Bernie Sanders went to Liberty University. Hoo-ray for discourse. Students there asked him, after he had said he and they would disagree on abortion, why he is concerned about the lives of the poor but not the lives of the unborn. (NPR has the story here).
His (wholly unshocking) Democratic answer was that he doesn’t believe the government should interfere in a women’s private medical decisions.
But, that doesn’t answer the students’ question. It feels like an avoidance if you are pro-life. The question neither side will agree to talk about directly is when does life start? As a die-hard supporter of legal abortion, if you tell me a mother killed her 8 month old in-the-womb child, I’d be horrified and I would call it ending a life. If a mother aborts a 12 week old fetus, it is clearly a medical procedure.
What does this sound like to a pro-lifer? I can imagine it sounds like “A pregnant woman can decide to kill a baby when she wants to.” So Sanders answer is bewildering if not horrific.
For pro-lifers, I assume, life starts at conception. For pro-choicers, it is somewhere else. But there is a line over which once you cross, a fetus is a life.

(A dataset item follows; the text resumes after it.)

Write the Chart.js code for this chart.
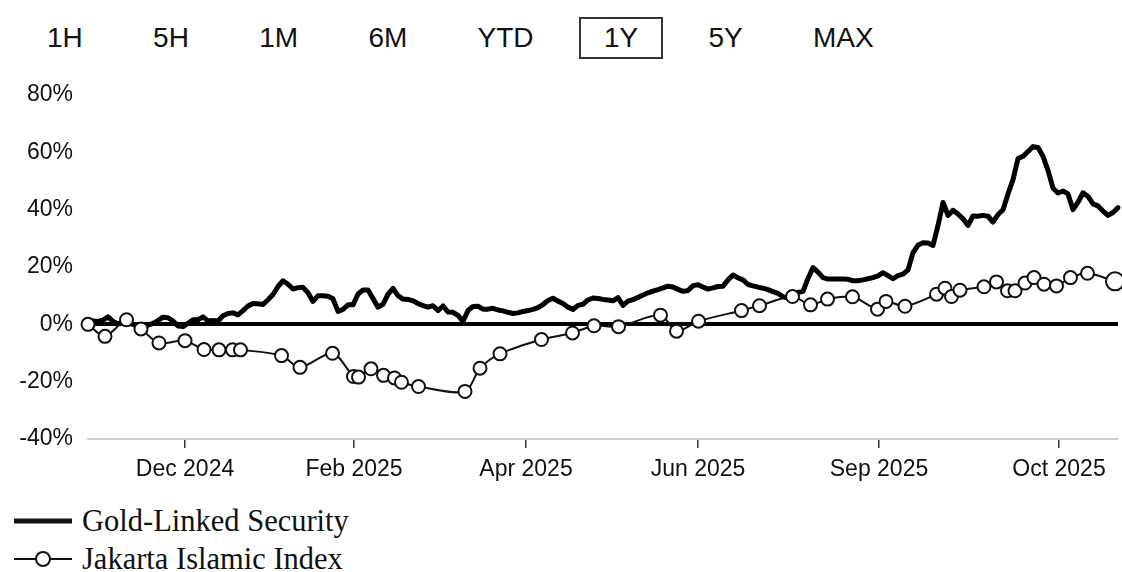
<!DOCTYPE html>
<html>
<head>
<meta charset="utf-8">
<script src="https://cdn.jsdelivr.net/npm/chart.js@4.4.1/dist/chart.umd.min.js"></script>
<style>
  html, body { margin: 0; padding: 0; background: #fff; }
  body { width: 1122px; height: 572px; position: relative; overflow: hidden; }
  #ranges { position: absolute; left: 22px; top: 17px; display: flex; gap: 20.3px;
    font-family: "Liberation Sans", Arial, sans-serif;
    font-size: 28px; color: #111; }
  #ranges span { display: block; height: 38px; line-height: 38px; padding: 0 23px; border: 2px solid transparent; }
  #ranges span.active { border-color: #333; }
  #wrap { position: absolute; left: 0; top: 70px; width: 1129px; height: 420px; }
  #legend { position: absolute; left: 14px; top: 502px; font-family: "Liberation Serif", "Times New Roman", serif;
    font-size: 30.5px; color: #111; }
  #legend .row { display: flex; align-items: center; height: 38px; }
  #legend svg { margin-right: 10px; }
</style>
</head>
<body>
<div id="ranges"></div>
<div id="wrap"><canvas id="c"></canvas></div>
<div id="legend"></div>
<script>
// ---- data ----
const rangeButtons = ['1H', '5H', '1M', '6M', 'YTD', '1Y', '5Y', 'MAX'];
const activeRange = '1Y';

const seriesNames = ['Gold-Linked Security', 'Jakarta Islamic Index'];

// Gold-Linked Security, % return, one value per trading step
const goldValues = [
  0.0, 1.2, 1.0, 1.5, 2.6, 1.0, 0.2, 0.8, 0.5, 0.0,
  -1.0, -0.6, -0.3, 0.3, 1.3, 2.5, 2.3, 1.2, -0.6, -0.8,
  0.4, 1.6, 1.6, 2.6, 1.2, 1.3, 1.2, 3.0, 3.8, 4.0,
  3.3, 4.8, 6.4, 7.3, 7.2, 6.9, 8.6, 10.4, 13.2, 15.2,
  14.0, 12.3, 12.8, 12.9, 11.0, 8.0, 10.0, 10.0, 9.8, 8.9,
  4.5, 5.2, 6.8, 6.8, 10.5, 12.0, 12.0, 9.0, 6.0, 7.0,
  10.5, 12.5, 10.0, 8.8, 8.7, 8.2, 7.3, 6.5, 6.0, 6.5,
  4.8, 6.4, 4.3, 4.2, 3.1, 1.0, 4.8, 6.2, 6.3, 5.3,
  5.3, 5.6, 5.0, 4.7, 4.2, 3.8, 4.0, 4.5, 4.8, 5.2,
  5.8, 6.9, 8.3, 9.1, 8.1, 7.3, 6.0, 5.2, 6.6, 7.0,
  8.5, 9.2, 9.0, 8.7, 8.5, 8.2, 9.3, 6.6, 8.1, 8.6,
  9.4, 10.2, 11.0, 11.6, 12.1, 12.7, 13.3, 13.0, 12.2, 11.5,
  11.8, 13.5, 13.8, 13.0, 12.3, 12.7, 13.2, 13.3, 15.5, 17.2,
  16.2, 15.5, 13.9, 13.4, 13.0, 12.6, 12.1, 11.4, 10.8, 9.6,
  9.2, 10.7, 11.1, 11.5, 16.0, 19.8, 18.2, 16.3, 15.8, 15.8,
  15.8, 15.8, 15.7, 15.2, 15.2, 15.5, 15.9, 16.3, 16.9, 18.0,
  17.0, 15.9, 17.0, 17.5, 19.0, 25.0, 27.6, 28.5, 28.4, 27.5,
  34.5, 42.5, 38.0, 39.8, 38.5, 36.8, 34.5, 37.8, 37.7, 38.0,
  37.7, 35.7, 38.3, 40.0, 45.5, 50.5, 57.8, 58.6, 60.3, 62.0,
  61.7, 58.6, 53.7, 47.5, 45.8, 46.5, 45.5, 40.0, 42.6, 45.9,
  44.6, 42.0, 41.3, 39.5, 38.0, 39.0, 40.7
];

// Jakarta Islamic Index: observation step and % return
const jiiSteps = [
  0, 3.4, 7.7, 10.6, 14.2, 19.4, 23.2, 26.2, 28.9, 30.5,
  38.7, 42.4, 48.9, 53.1, 54.1, 56.6, 59.1, 61.3, 62.7, 66.1,
  75.4, 78.4, 82.4, 90.7, 96.9, 101.2, 106.1, 114.5, 117.7, 122.1,
  130.7, 134.3, 140.9, 144.5, 147.9, 152.9, 157.9, 159.6, 163.4, 169.7,
  171.4, 172.7, 174.4, 179.2, 181.7, 183.9, 185.4, 187.4, 189.2, 191.2,
  193.7, 196.5, 199.9, 205.4
];
const jiiValues = [
  0.0, -4.2, 1.6, -1.6, -6.5, -5.7, -8.8, -8.9, -8.9, -8.9,
  -10.9, -15.0, -10.1, -18.2, -18.4, -15.5, -17.8, -18.7, -20.2, -21.7,
  -23.4, -15.3, -10.3, -5.3, -3.0, -0.5, -0.8, 3.2, -2.4, 1.1,
  4.8, 6.5, 9.7, 6.8, 8.8, 9.6, 5.3, 8.0, 6.3, 10.5,
  12.6, 9.7, 11.9, 13.1, 14.8, 11.7, 11.7, 14.4, 16.3, 14.0,
  13.4, 16.3, 17.8, 15.0
];

// x-axis tick labels and the steps where they sit
const xTickSteps = [19.4, 53.2, 87.6, 122.0, 158.2, 194.2];
const xTickLabels = ['Dec 2024', 'Feb 2025', 'Apr 2025', 'Jun 2025', 'Sep 2025', 'Oct 2025'];

// y-axis range / ticks (%)
const yMin = -40, yMax = 80, yStep = 20;

// ---- range buttons ----
const ranges = document.getElementById('ranges');
rangeButtons.forEach(r => {
  const s = document.createElement('span');
  s.textContent = r;
  if (r === activeRange) s.className = 'active';
  ranges.appendChild(s);
});

// ---- legend ----
const legend = document.getElementById('legend');
legend.innerHTML =
  '<div class="row"><svg width="58" height="20"><line x1="0" y1="10" x2="58" y2="10" stroke="#111" stroke-width="5"/></svg><span>' + seriesNames[0] + '</span></div>' +
  '<div class="row"><svg width="58" height="20"><line x1="0" y1="10" x2="58" y2="10" stroke="#111" stroke-width="2"/><circle cx="29" cy="10" r="7" fill="#fff" stroke="#111" stroke-width="2"/></svg><span>' + seriesNames[1] + '</span></div>';

// ---- chart ----
const tickFont = { family: '"Liberation Sans", Arial, sans-serif', size: 23 };
const lastJii = jiiValues.length - 1;

new Chart(document.getElementById('c'), {
  type: 'line',
  data: {
    datasets: [
      {
        label: seriesNames[1],
        data: jiiSteps.map((s, i) => ({ x: s, y: jiiValues[i] })),
        borderColor: '#111',
        borderWidth: 2,
        tension: 0.3,
        pointRadius: ctx => ctx.dataIndex === lastJii ? 9 : 6.5,
        pointBackgroundColor: '#fff',
        pointBorderColor: '#111',
        pointBorderWidth: 2,
        order: 0,
        clip: false
      },
      {
        label: seriesNames[0],
        data: goldValues.map((v, i) => ({ x: i, y: v })),
        borderColor: '#000',
        borderWidth: 5,
        pointRadius: 0,
        tension: 0,
        borderJoinStyle: 'round',
        borderCapStyle: 'round',
        order: 1,
        clip: false
      }
    ]
  },
  options: {
    responsive: true,
    maintainAspectRatio: false,
    animation: false,
    layout: { padding: { top: 25, right: 0, left: 0, bottom: 0 } },
    plugins: { legend: { display: false }, tooltip: { enabled: false } },
    scales: {
      x: {
        type: 'linear',
        min: 0,
        max: goldValues.length - 1,
        afterBuildTicks: scale => { scale.ticks = xTickSteps.map(v => ({ value: v })); },
        afterFit: scale => { scale.height = 51; scale.paddingLeft = 0; scale.paddingRight = 0; },
        ticks: {
          autoSkip: false,
          maxRotation: 0,
          padding: 8,
          color: '#111',
          font: tickFont,
          callback: (v, i) => xTickLabels[i]
        },
        grid: { display: true, drawOnChartArea: false, drawTicks: true, tickLength: 9, color: '#333', lineWidth: 1.5 },
        border: { display: true, color: '#cfcfcf', width: 2 }
      },
      y: {
        min: yMin,
        max: yMax,
        afterFit: scale => { scale.width = 88; scale.paddingTop = 0; scale.paddingBottom = 0; },
        ticks: {
          stepSize: yStep,
          padding: 15,
          color: '#111',
          font: tickFont,
          callback: v => v + '%'
        },
        grid: {
          drawTicks: false,
          color: ctx => ctx.tick && ctx.tick.value === 0 ? '#000' : 'rgba(0,0,0,0)',
          lineWidth: ctx => ctx.tick && ctx.tick.value === 0 ? 4 : 0
        },
        border: { display: false }
      }
    }
  }
});
</script>
</body>
</html>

As I understand it, Roe v. Wade was ALWAYS a compromise about this question. And, as a society, we have to find a workable compromise.
Sanders and other pro-choicers might undercut some of the fervor of “they are killing unborn babies” if they would just shoot straight. I propose something like this: “It’s not a baby yet. We need a set of rules for society and law about when it is a baby. If your religion has a different set of rules, fine. Freedom of religion. But where we disagree is not about protecting the unborn baby, which we ALL support, but about WHO gets to decide what is an unborn baby. You want it to be decided by religion. But that is not workable in our democracy. If you are going to live in this democracy, you have to come to terms with a legal basis for this decision and not try to use religion to force your definition on all of us.”
Would this convince pro-lifers? Probably not. But at the very least, it is more honest and doesn’t leave pro-choicers in the weird position of seeming like we are saying that baby-killing is a medical decision.
At best, reasonable pro-lifers could maybe be brought into a conversation about when we are going to say personhood begins. And if they want to talk about this, maybe we can also talk about where it should not go (corporations as political citizens).